You don't think I'm weird or immature right?
No I think it's cute we had sex on your Bob the Builder sheets
I'm in the dining hall. that same guy is here again, the one who sits alone and talks to his silverware.
I'm drinking while I write this paper. When I can't see the screen anymore I'm gonna come out
We watched a biography of Frida Kahlo in class today. It was depressing. A chick with a UNIBROW just put my sex life to shame.
tip of the day : never have sex with a full bladder. it WILL lead to complications and a very unhappy partner.
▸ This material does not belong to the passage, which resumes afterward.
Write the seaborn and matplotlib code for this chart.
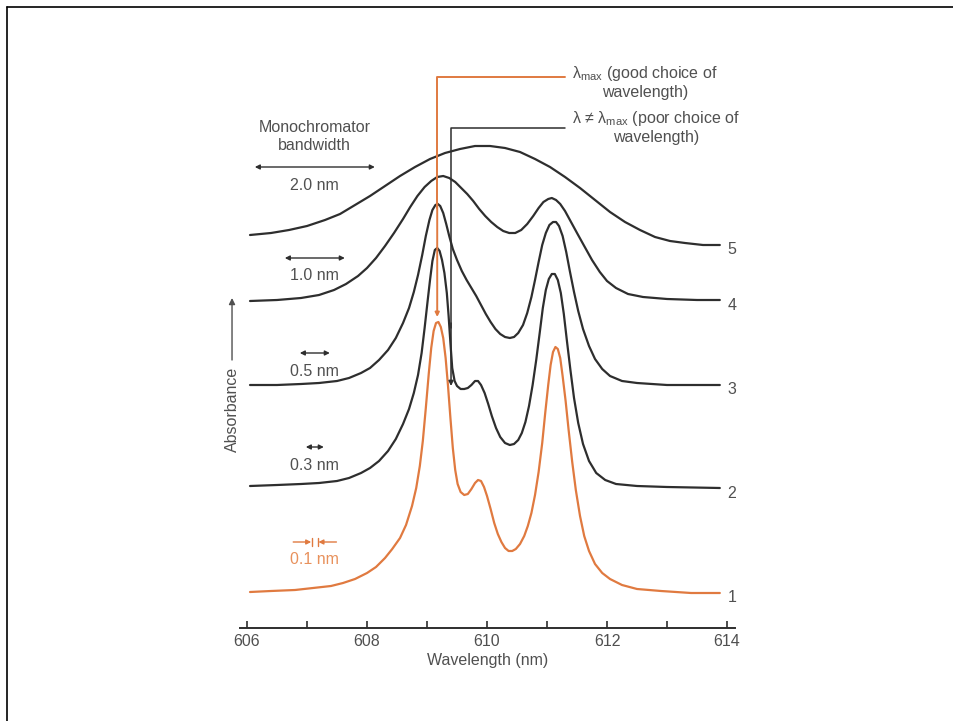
import matplotlib
matplotlib.use("Agg")
import matplotlib.pyplot as plt
import seaborn as sns
from matplotlib.lines import Line2D

# spectra: wavelength (nm) and offset absorbance (arbitrary units)
wl_1 = [606.05, 606.40, 606.80, 607.10, 607.40, 607.60, 607.80, 608.00, 608.15, 608.30,
        608.42, 608.55, 608.65, 608.75, 608.82, 608.88, 608.93, 608.98, 609.03, 609.07,
        609.11, 609.15, 609.19, 609.23, 609.27, 609.31, 609.35, 609.39, 609.43, 609.47,
        609.51, 609.56, 609.62, 609.68, 609.74, 609.80, 609.85, 609.90, 609.95, 610.00,
        610.06, 610.12, 610.18, 610.24, 610.30, 610.36, 610.42, 610.48, 610.55, 610.62,
        610.68, 610.74, 610.80, 610.86, 610.92, 610.97, 611.02, 611.06, 611.10, 611.14,
        611.18, 611.22, 611.26, 611.31, 611.36, 611.42, 611.48, 611.55, 611.62, 611.70,
        611.80, 611.92, 612.05, 612.25, 612.50, 612.90, 613.40, 613.88]
abs_1 = [36, 37, 38, 40, 42, 45, 49, 55, 61, 70,
         79, 90, 103, 122, 140, 162, 187, 220, 255, 280,
         297, 305, 306, 301, 290, 270, 242, 210, 180, 158,
         144, 136, 133, 134, 139, 145, 148, 147, 141, 132,
         119, 105, 94, 86, 80, 77, 77, 79, 84, 92,
         102, 115, 133, 156, 185, 215, 243, 263, 276, 281,
         279, 270, 252, 227, 198, 166, 138, 112, 92, 77,
         64, 55, 49, 43, 39, 37, 35, 35]

wl_2 = [606.05, 606.50, 606.90, 607.20, 607.50, 607.70, 607.90, 608.05, 608.20, 608.35,
        608.48, 608.60, 608.70, 608.78, 608.85, 608.91, 608.96, 609.01, 609.05, 609.09,
        609.13, 609.17, 609.21, 609.25, 609.29, 609.33, 609.36, 609.39, 609.42, 609.46,
        609.50, 609.56, 609.62, 609.68, 609.74, 609.80, 609.85, 609.90, 609.96, 610.02,
        610.08, 610.15, 610.22, 610.30, 610.38, 610.45, 610.52, 610.58, 610.64, 610.70,
        610.76, 610.82, 610.88, 610.93, 610.98, 611.03, 611.08, 611.13, 611.18, 611.23,
        611.28, 611.33, 611.39, 611.45, 611.52, 611.60, 611.70, 611.82, 611.97, 612.15,
        612.50, 613.00, 613.88]
abs_2 = [142, 143, 144, 145, 147, 150, 155, 160, 167, 177,
         189, 204, 219, 235, 253, 275, 300, 327, 348, 367,
         378, 380, 377, 368, 355, 335, 312, 285, 260, 247,
         242, 239, 239, 240, 243, 247, 247, 243, 235, 224,
         212, 200, 191, 185, 183, 184, 188, 195, 206, 222,
         243, 268, 296, 320, 338, 349, 354, 354, 348, 335,
         314, 288, 258, 230, 205, 184, 167, 155, 148, 144,
         142, 141, 140]

wl_3 = [606.05, 606.50, 606.90, 607.20, 607.50, 607.70, 607.90, 608.05, 608.20, 608.35,
        608.48, 608.60, 608.70, 608.78, 608.85, 608.92, 608.98, 609.04, 609.09, 609.14,
        609.18, 609.22, 609.27, 609.32, 609.37, 609.43, 609.50, 609.58, 609.66, 609.74,
        609.82, 609.90, 609.98, 610.06, 610.14, 610.22, 610.30, 610.38, 610.45, 610.52,
        610.60, 610.67, 610.74, 610.80, 610.86, 610.92, 610.98, 611.04, 611.10, 611.15,
        611.20, 611.26, 611.32, 611.38, 611.45, 611.52, 611.60, 611.70, 611.80, 611.92,
        612.05, 612.25, 612.50, 613.00, 613.88]
abs_3 = [243, 243, 244, 245, 247, 250, 255, 260, 268, 278,
         290, 305, 320, 336, 353, 373, 392, 408, 418, 423,
         424, 422, 415, 404, 392, 379, 368, 357, 348, 340,
         332, 323, 314, 306, 299, 294, 291, 290, 291, 295,
         303, 315, 331, 348, 366, 383, 395, 403, 406, 406,
         402, 392, 376, 357, 336, 317, 299, 282, 269, 259,
         252, 247, 245, 243, 243]

wl_4 = [606.05, 606.50, 606.90, 607.20, 607.45, 607.65, 607.85, 608.00, 608.15, 608.30,
        608.45, 608.60, 608.72, 608.84, 608.96, 609.07, 609.17, 609.27, 609.37, 609.47,
        609.57, 609.67, 609.77, 609.87, 609.97, 610.07, 610.17, 610.27, 610.37, 610.47,
        610.57, 610.67, 610.77, 610.86, 610.94, 611.02, 611.08, 611.15, 611.22, 611.30,
        611.40, 611.50, 611.62, 611.75, 611.88, 612.00, 612.15, 612.35, 612.60, 613.00,
        613.50, 613.88]
abs_4 = [327, 328, 330, 333, 338, 344, 352, 360, 370, 382,
         395, 409, 421, 432, 441, 447, 451, 452, 450, 446,
         440, 434, 427, 419, 412, 406, 401, 397, 395, 395,
         398, 404, 412, 420, 426, 429, 430, 428, 424, 417,
         406, 395, 382, 368, 356, 347, 340, 334, 331, 329,
         328, 328]

wl_5 = [606.05, 606.40, 606.70, 607.00, 607.30, 607.55, 607.80, 608.05, 608.30, 608.55,
        608.80, 609.05, 609.30, 609.55, 609.80, 610.05, 610.30, 610.55, 610.80, 611.05,
        611.30, 611.55, 611.80, 612.05, 612.30, 612.55, 612.80, 613.05, 613.30, 613.60,
        613.88]
abs_5 = [393, 395, 398, 402, 408, 414, 423, 432, 442, 452,
         461, 469, 475, 479, 482, 482, 480, 476, 469, 461,
         451, 440, 428, 416, 406, 398, 391, 387, 385, 383,
         383]

spectra = [(wl_1, abs_1), (wl_2, abs_2), (wl_3, abs_3), (wl_4, abs_4), (wl_5, abs_5)]
curve_labels = ["1", "2", "3", "4", "5"]
bandwidths = [0.1, 0.3, 0.5, 1.0, 2.0]
bandwidth_labels = ["0.1 nm", "0.3 nm", "0.5 nm", "1.0 nm", "2.0 nm"]
lambda_good = 609.17
lambda_poor = 609.40
tick_values = [606, 607, 608, 609, 610, 611, 612, 613, 614]
tick_labels = ["606", "", "608", "", "610", "", "612", "", "614"]

sns.set_theme(style="white")
plt.rcParams["font.family"] = ["Liberation Sans", "DejaVu Sans"]
plt.rcParams["mathtext.fontset"] = "custom"
plt.rcParams["mathtext.rm"] = "Liberation Sans"
plt.rcParams["mathtext.default"] = "regular"

dark = "#2e2e2e"
grey = "#505050"
orange = "#E07A40"
orange_txt = "#E8915C"
fs = 11.5

fig = plt.figure(figsize=(9.54, 7.21), dpi=100)
ax = fig.add_axes([240 / 954, 93 / 721, 495 / 954, 588 / 721])

for i, (wl, ab) in enumerate(spectra):
    color = orange if i == 0 else dark
    sns.lineplot(x=wl, y=ab, ax=ax, color=color, linewidth=1.6, sort=False,
                 estimator=None, solid_joinstyle="round")
    ax.text(wl[-1] + 0.13, ab[-1] - 5, curve_labels[i], fontsize=fs, color=grey,
            ha="left", va="center")

ax.set_xlim(605.883, 614.133)
ax.set_ylim(0, 588)
ax.set_xticks(tick_values)
ax.set_xticklabels(tick_labels)
ax.set_yticks([])
ax.tick_params(axis="x", bottom=True, direction="in", length=5, width=1.2, colors=dark,
               labelcolor=grey, labelsize=fs, pad=4)
for s in ["left", "top", "right"]:
    ax.spines[s].set_visible(False)
ax.spines["bottom"].set_linewidth(1.4)
ax.spines["bottom"].set_color(dark)
ax.set_xlabel("Wavelength (nm)", fontsize=fs, color=grey, labelpad=3)

# absorbance label with arrow
ax.text(605.75, 219, "Absorbance", rotation=90, fontsize=fs, color=grey,
        ha="center", va="center", clip_on=False)
ax.annotate("", xy=(605.75, 330), xytext=(605.75, 268), annotation_clip=False,
            arrowprops=dict(arrowstyle="-|>", color=grey, lw=1.0, mutation_scale=9,
                            shrinkA=0, shrinkB=0))

# monochromator bandwidth markers
center = 607.13
ax.text(center, 491, "Monochromator\nbandwidth", fontsize=fs, color=grey,
        ha="center", va="center", linespacing=1.25)
arrow_y = [86, 181, 275, 370, 461]
for bw, lab, yy in zip(bandwidths, bandwidth_labels, arrow_y):
    if bw == 0.1:
        c = orange
        for side in (-1, 1):
            ax.plot([center + side * bw / 2] * 2, [yy - 4, yy + 4], color=c, lw=1.0)
            ax.annotate("", xy=(center + side * 0.06, yy), xytext=(center + side * 0.36, yy),
                        arrowprops=dict(arrowstyle="-|>", color=c, lw=1.0, mutation_scale=7,
                                        shrinkA=0, shrinkB=0))
        ax.text(center, yy - 18, lab, fontsize=fs, color=orange_txt, ha="center", va="center")
    else:
        ax.annotate("", xy=(center + bw / 2, yy), xytext=(center - bw / 2, yy),
                    arrowprops=dict(arrowstyle="<|-|>", color=dark, lw=1.0, mutation_scale=7,
                                    shrinkA=0, shrinkB=0))
        ax.text(center, yy - 18, lab, fontsize=fs, color=grey, ha="center", va="center")

# wavelength choice markers
ax.plot([lambda_good, lambda_good, 611.3], [420, 551, 551], color=orange, lw=1.4)
ax.annotate("", xy=(lambda_good, 311), xytext=(lambda_good, 425),
            arrowprops=dict(arrowstyle="-|>", color=orange, lw=1.4, mutation_scale=6,
                            shrinkA=0, shrinkB=0))
ax.plot([lambda_poor, lambda_poor, 611.3], [300, 500, 500], color=dark, lw=1.1)
ax.annotate("", xy=(lambda_poor, 242), xytext=(lambda_poor, 305),
            arrowprops=dict(arrowstyle="-|>", color=dark, lw=1.1, mutation_scale=7,
                            shrinkA=0, shrinkB=0))
ax.text(611.42, 546, "λ$_{max}$ (good choice of\nwavelength)", fontsize=fs, color=grey,
        ha="left", va="center", multialignment="center", linespacing=1.1)
ax.text(611.42, 501, "λ ≠ λ$_{max}$ (poor choice of\nwavelength)", fontsize=fs, color=grey,
        ha="left", va="center", multialignment="center", linespacing=1.1)

# page frame (top and left edges)
fig.add_artist(Line2D([7 / 954, 1], [1 - 7 / 721, 1 - 7 / 721], transform=fig.transFigure,
                      color="black", lw=1.2))
fig.add_artist(Line2D([7 / 954, 7 / 954], [0, 1 - 7 / 721], transform=fig.transFigure,
                      color="black", lw=1.2))

fig.savefig("out.png", dpi=100, facecolor="white")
Yes, I am watching The Hills Have Thighs. And yes it is a porno remake of The Hills Have Eyes. And, again, yes, lesbian sex in the desert. Get the sand out.
I don't remember how we paid for the cab. I do however remember giving him my heels 2 help with the bill.
I just told my sister I love her. I'm in no condition to drive.
Nothing like a 3am firealarm to kick a booty call out...
It's like all my brain cells are screaming at me.
I'm dying.
I can't live in this building much longer. People are starting to figure out that it's me making the weird sex noises.
Can't tonight. I'm supposed to get drugs for some college kids. Just doin my part in helping to enlight america's future
I have no idea what that means but I'm googling things just so I can watch my thumbs move
And the night ended with some random dude pissing on a car in a vain attempt to find a proper bathroom. We, the drunk, salute you, sir!
I had sex with a boy who lives in a closet, that's like having sex with Harry Potter, right?